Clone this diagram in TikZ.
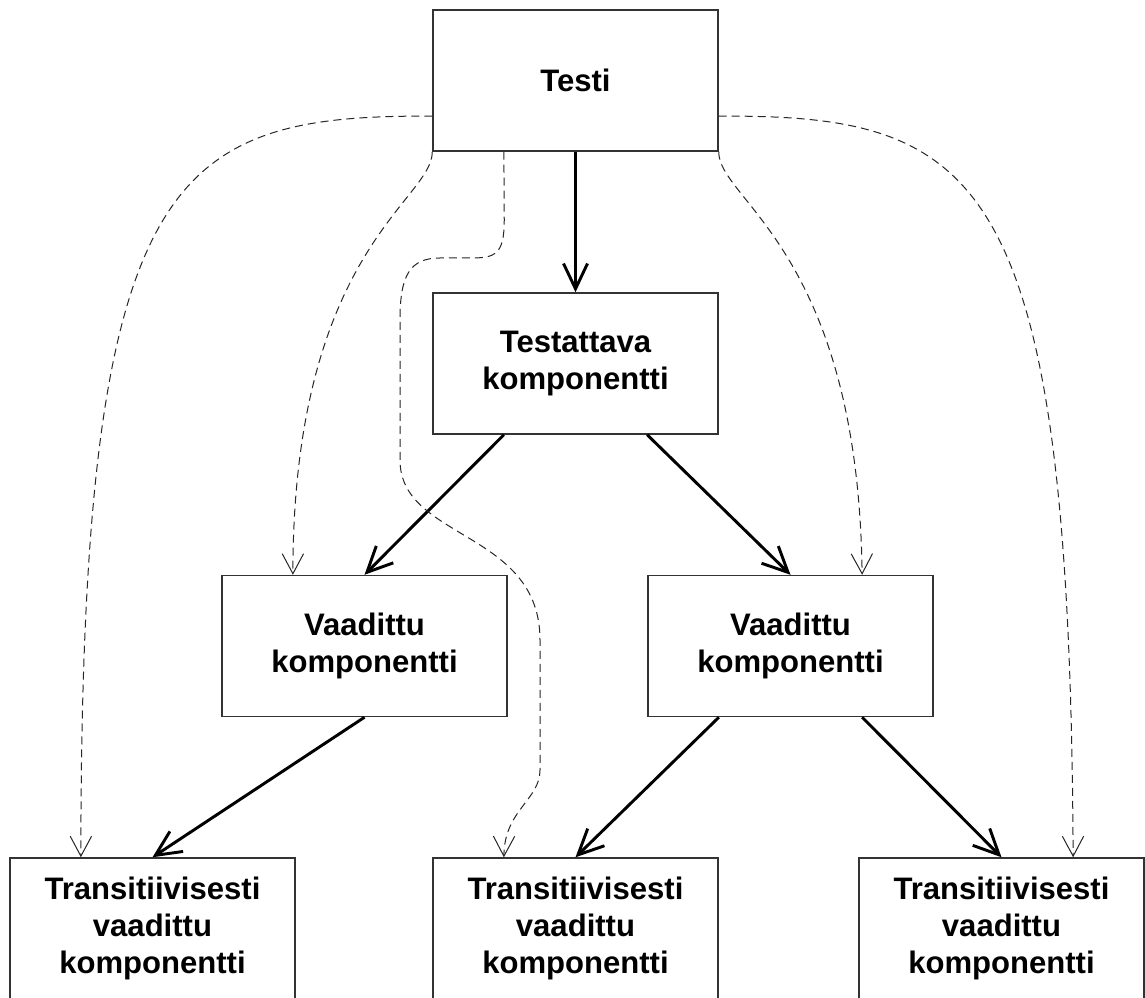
\documentclass[tikz,border=0pt]{standalone}
\usepackage{fontspec}
\setmainfont{Liberation Sans}
\usetikzlibrary{arrows.meta,calc}
\begin{document}
\begin{tikzpicture}[x=0.75pt,y=-0.75pt,
  box/.style={draw=black!80, line width=1.1pt, minimum width=213.75pt, minimum height=105.75pt, inner sep=0pt, align=center, font=\fontsize{23.3}{28}\selectfont\bfseries},
  dep/.style={line width=2.2pt, -{Straight Barb[length=19pt,width=18pt,line width=2.2pt]}},
  use/.style={line width=0.75pt, black!85, dash pattern=on 6pt off 3.75pt, -{Straight Barb[length=15pt,width=16pt,line width=0.75pt]}}]
\useasboundingbox (0,0) rectangle (1145,998);
\clip (0,0) rectangle (1145,998);
\node[box] (testi) at (575.5,80.5) {Testi};
\node[box] (tk) at (575.5,363.5) {Testattava\\komponentti};
\node[box] (vl) at (364.5,646) {Vaadittu\\komponentti};
\node[box] (vr) at (790.5,646) {Vaadittu\\komponentti};
\node[box] (bl) at (152.5,928.5) {Transitiivisesti\\vaadittu\\komponentti};
\node[box] (bm) at (575.5,928.5) {Transitiivisesti\\vaadittu\\komponentti};
\node[box] (br) at (1001.5,928.5) {Transitiivisesti\\vaadittu\\komponentti};
% solid dependencies
\draw[dep] (testi.south) -- (tk.north);
\draw[dep] ($(tk.south west)!.25!(tk.south east)$) -- (vl.north);
\draw[dep] ($(tk.south west)!.75!(tk.south east)$) -- (vr.north);
\draw[dep] (vl.south) -- (bl.north);
\draw[dep] ($(vr.south west)!.25!(vr.south east)$) -- (bm.north);
\draw[dep] ($(vr.south west)!.75!(vr.south east)$) -- (br.north);
% dashed uses
\draw[use] ($(testi.north west)!.75!(testi.south west)$) .. controls (170,115) and (81,170) .. ($(bl.north west)!.25!(bl.north east)$);
\draw[use] (testi.south west) .. controls (433,200) and (293,250) .. ($(vl.north west)!.25!(vl.north east)$);
\draw[use] (testi.south east) .. controls (718,200) and (858,250) .. ($(vr.north west)!.75!(vr.north east)$);
\draw[use] ($(testi.north east)!.75!(testi.south east)$) .. controls (981,115) and (1070,170) .. ($(br.north west)!.75!(br.north east)$);
\draw[use] ($(testi.south west)!.25!(testi.south east)$) -- (504.25,220) .. controls (504.25,255) and (495,258) .. (470,258) -- (440,258) .. controls (410,258) and (400,275) .. (400,320) -- (400,460) .. controls (400,540) and (540,530) .. (540,640) -- (540,770) .. controls (540,800) and (504.25,810) .. ($(bm.north west)!.25!(bm.north east)$);
\end{tikzpicture}
\end{document}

* Job: Print out the whole of the material word for word, without pictures.

* Finished answer:
Clone this diagram in TikZ.
\documentclass[tikz,border=0pt]{standalone}
\usepackage{fontspec}
\setmainfont{Liberation Sans}
\usetikzlibrary{arrows.meta,calc}
\begin{document}
\begin{tikzpicture}[x=0.75pt,y=-0.75pt,
  box/.style={draw=black!80, line width=1.1pt, minimum width=213.75pt, minimum height=105.75pt, inner sep=0pt, align=center, font=\fontsize{23.3}{28}\selectfont\bfseries},
  dep/.style={line width=2.2pt, -{Straight Barb[length=19pt,width=18pt,line width=2.2pt]}},
  use/.style={line width=0.75pt, black!85, dash pattern=on 6pt off 3.75pt, -{Straight Barb[length=15pt,width=16pt,line width=0.75pt]}}]
\useasboundingbox (0,0) rectangle (1145,998);
\clip (0,0) rectangle (1145,998);
\node[box] (testi) at (575.5,80.5) {Testi};
\node[box] (tk) at (575.5,363.5) {Testattava\\komponentti};
\node[box] (vl) at (364.5,646) {Vaadittu\\komponentti};
\node[box] (vr) at (790.5,646) {Vaadittu\\komponentti};
\node[box] (bl) at (152.5,928.5) {Transitiivisesti\\vaadittu\\komponentti};
\node[box] (bm) at (575.5,928.5) {Transitiivisesti\\vaadittu\\komponentti};
\node[box] (br) at (1001.5,928.5) {Transitiivisesti\\vaadittu\\komponentti};
% solid dependencies
\draw[dep] (testi.south) -- (tk.north);
\draw[dep] ($(tk.south west)!.25!(tk.south east)$) -- (vl.north);
\draw[dep] ($(tk.south west)!.75!(tk.south east)$) -- (vr.north);
\draw[dep] (vl.south) -- (bl.north);
\draw[dep] ($(vr.south west)!.25!(vr.south east)$) -- (bm.north);
\draw[dep] ($(vr.south west)!.75!(vr.south east)$) -- (br.north);
% dashed uses
\draw[use] ($(testi.north west)!.75!(testi.south west)$) .. controls (170,115) and (81,170) .. ($(bl.north west)!.25!(bl.north east)$);
\draw[use] (testi.south west) .. controls (433,200) and (293,250) .. ($(vl.north west)!.25!(vl.north east)$);
\draw[use] (testi.south east) .. controls (718,200) and (858,250) .. ($(vr.north west)!.75!(vr.north east)$);
\draw[use] ($(testi.north east)!.75!(testi.south east)$) .. controls (981,115) and (1070,170) .. ($(br.north west)!.75!(br.north east)$);
\draw[use] ($(testi.south west)!.25!(testi.south east)$) -- (504.25,220) .. controls (504.25,255) and (495,258) .. (470,258) -- (440,258) .. controls (410,258) and (400,275) .. (400,320) -- (400,460) .. controls (400,540) and (540,530) .. (540,640) -- (540,770) .. controls (540,800) and (504.25,810) .. ($(bm.north west)!.25!(bm.north east)$);
\end{tikzpicture}
\end{document}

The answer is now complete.